Monday, July 28, 2008

What is the divine logic for so much suffering in the world?

Question: If there's a god above why should there be so much suffering? Karma surely can't be the cause of suffering?
Sri Sri: You cannot stuff god somewhere above so he won't make you suffer; He is full of compassion and love, why should He make you suffer? That is not the case. There is the principle of karma, action and reaction.
Do an in-depth study of our scriptures to clear this mystery what the world is really bothered about, what is happening to god, why is He behaving this way etc.
There are opposite values that coexist in this planet. Creation, destruction. Joy, suffering. Pleasure, pain. But you are something beyond that. This understanding is a gift to the world from Indian philosophy, the Vedas.
The whole world is grouping in an ideological struggle to play Satan. If god is omnipresent, present everywhere, where do you keep Satan? Satan should be in a place where god is not. Then god is not omnipresent. If He is not omnipresent, He is not omnipotent also. Then Satan becomes even more powerful. So there is a fight between good and evil.
Our Vedanta, our philosophy in India, has given a big solution to this. The age-old struggle we are talking about, the good and bad, right and wrong are relative. In the absolute sense there is only one truth. The divine. It is one. It is beyond duality. One step below comes the good and bad. They are the opposites, and they all complement each other.

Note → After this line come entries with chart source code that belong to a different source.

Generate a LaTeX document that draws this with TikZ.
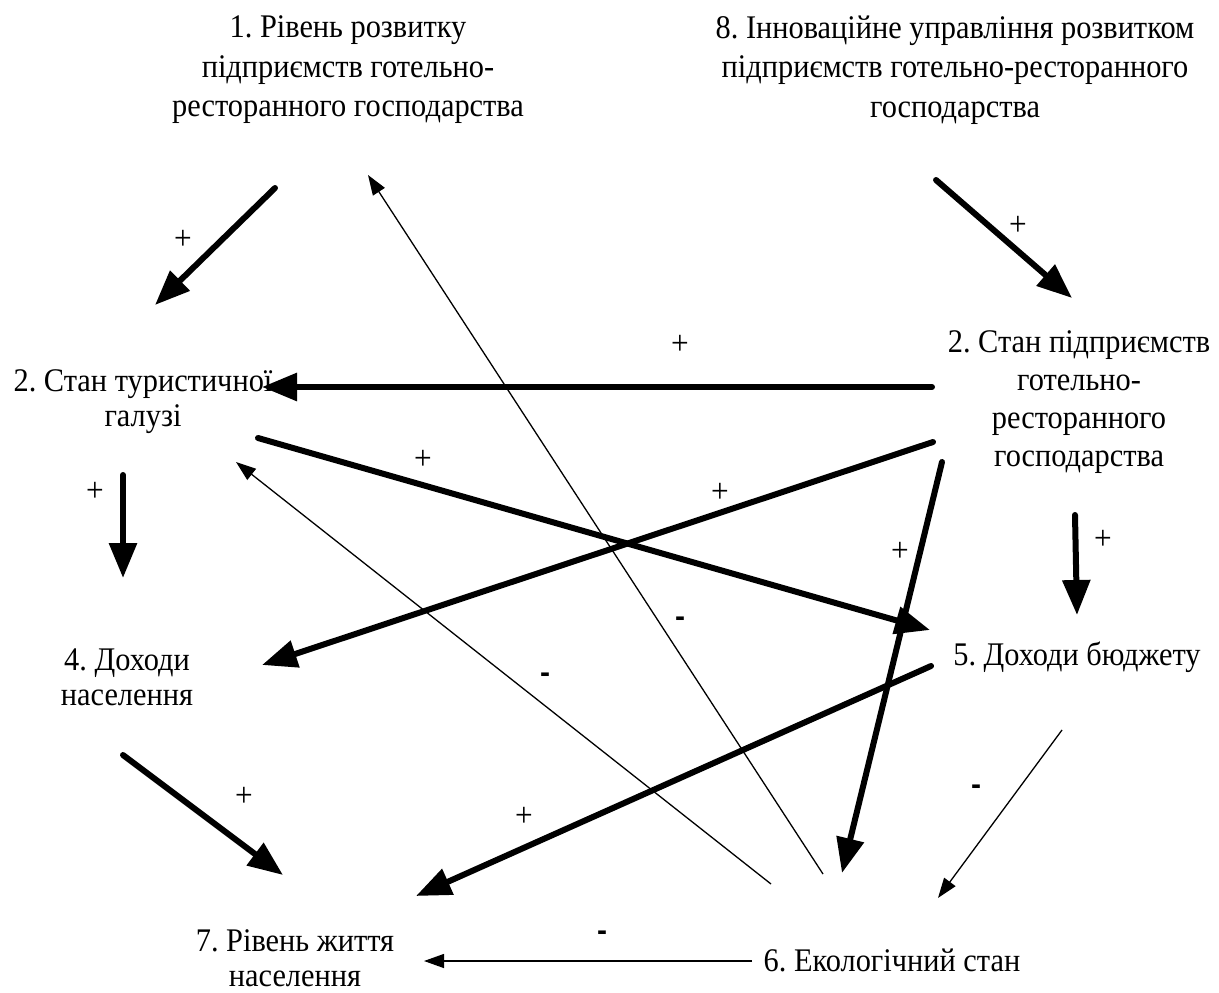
\documentclass[tikz,border=0pt]{standalone}
\usepackage{fontspec}
\setmainfont{Liberation Serif}[FakeStretch=0.92]
\newfontfamily\minusfont{Liberation Sans}
\usetikzlibrary{arrows.meta}
\frenchspacing

\tikzset{
  factor/.style={align=center, inner sep=0pt, font=\fontsize{33}{38}\selectfont},
  strong/.style={line width=6pt, line cap=round, -{Triangle[length=35pt,width=27pt]}},
  weak/.style={line width=1.3pt, -{Triangle[length=20pt,width=14pt]}},
  sign/.style={inner sep=0pt, font=\fontsize{34}{34}\selectfont},
  minus/.style={inner sep=0pt, font=\minusfont\bfseries\fontsize{30}{30}\selectfont},
}

\begin{document}
\begin{tikzpicture}[x=1pt,y=-1pt]
    \useasboundingbox (0,0) rectangle (1219,993);

    % Factors
    \node[factor,font=\fontsize{33}{39.5}\selectfont] (level) at (348,70) {1. Рівень розвитку\\підприємств готельно-\\ресторанного господарства};
    \node[factor,font=\fontsize{33}{39.5}\selectfont] (innov) at (955,70) {8. Інноваційне управління розвитком\\підприємств готельно-ресторанного\\господарства};
    \node[factor,font=\fontsize{33}{35}\selectfont] (tour) at (143,402) {2. Стан туристичної\\галузі};
    \node[factor] (hotel) at (1079,402) {2. Стан підприємств\\готельно-\\ресторанного\\господарства};
    \node[factor,font=\fontsize{33}{35}\selectfont] (income) at (127,677) {4. Доходи\\населення};
    \node[factor] (budget) at (1077,657) {5. Доходи бюджету};
    \node[factor,font=\fontsize{33}{35}\selectfont] (life) at (295,958) {7. Рівень життя\\населення};
    \node[factor] (eco) at (892,960) {6. Екологічний стан};

    % Arrow ends
    \coordinate (level-s)  at (275,188);  \coordinate (tour-n)   at (155,305);
    \coordinate (innov-s)  at (936,180);  \coordinate (hotel-n)  at (1072,298);
    \coordinate (hotel-w)  at (932,387);  \coordinate (tour-e)   at (262,387);
    \coordinate (tour-se)  at (258,438);  \coordinate (budget-w) at (930,630);
    \coordinate (hotel-sw) at (933,442);  \coordinate (income-e) at (262,665);
    \coordinate (hotel-s)  at (942,462);  \coordinate (eco-n)    at (842,873);
    \coordinate (tour-s)   at (123,475);  \coordinate (income-n) at (123,578);
    \coordinate (hotel-b)  at (1075,515); \coordinate (budget-n) at (1077,615);
    \coordinate (budget-sw) at (931,666); \coordinate (life-ne)  at (416,896);
    \coordinate (income-s) at (123,755);  \coordinate (life-nw)  at (283,875);
    \coordinate (eco-a)    at (823,874);  \coordinate (level-se) at (368,175);
    \coordinate (eco-b)    at (771,884);  \coordinate (tour-ee)  at (236,462);
    \coordinate (budget-s) at (1062,730); \coordinate (eco-ne)   at (938,898);
    \coordinate (eco-w)    at (752,961);  \coordinate (life-e)   at (424,961);

    % Positive links
    \draw[strong] (level-s) -- (tour-n);
    \draw[strong] (innov-s) -- (hotel-n);
    \draw[strong] (hotel-w) -- (tour-e);
    \draw[strong] (tour-se) -- (budget-w);
    \draw[strong] (hotel-sw) -- (income-e);
    \draw[strong] (hotel-s) -- (eco-n);
    \draw[strong] (tour-s) -- (income-n);
    \draw[strong] (hotel-b) -- (budget-n);
    \draw[strong] (budget-sw) -- (life-ne);
    \draw[strong] (income-s) -- (life-nw);

    % Negative links
    \draw[weak] (eco-a) -- (level-se);
    \draw[weak] (eco-b) -- (tour-ee);
    \draw[weak] (budget-s) -- (eco-ne);
    \draw[weak] (eco-w) -- (life-e);

    % Signs
    \node[sign] (p1) at (183,240) {+};
    \node[sign] (p2) at (1018,226) {+};
    \node[sign] (p3) at (680,345) {+};
    \node[sign] (p4) at (423,460) {+};
    \node[sign] (p5) at (720,493) {+};
    \node[sign] (p6) at (900,552) {+};
    \node[sign] (p7) at (95,492) {+};
    \node[sign] (p8) at (1103,540) {+};
    \node[sign] (p9) at (524,817) {+};
    \node[sign] (p10) at (244,797) {+};
    \node[minus] (m1) at (680,622) {-};
    \node[minus] (m2) at (545,678) {-};
    \node[minus] (m3) at (976,790) {-};
    \node[minus] (m4) at (602,936) {-};

\end{tikzpicture}
\end{document}
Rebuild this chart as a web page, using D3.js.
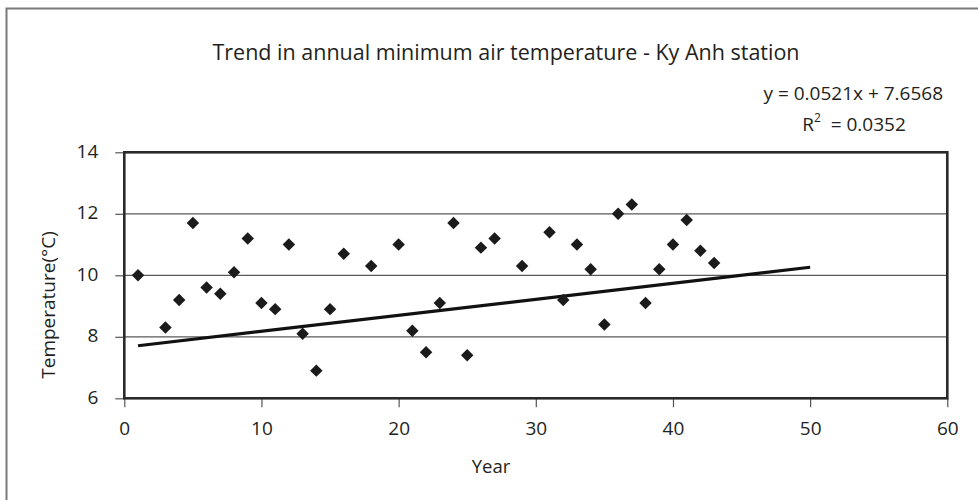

Like the hero and villain. They appear to be in conflict with each other but they merely complement each other. There is no hero, there is no villain. Similarly poison and nectar. Even nectar, if consumed too much, can be poisonous. And poison very often saves the lives of people. All the life-saving drugs have poison written on them.
Take the concept of opposite values that are complementary to each other, which exists in the world, in our philosophy, and it solves most of the riddles the Western world is facing about good and evil, right and wrong, why some people are happy, why some people are not happy.
The theory of karma and the principle of dharma go hand in hand.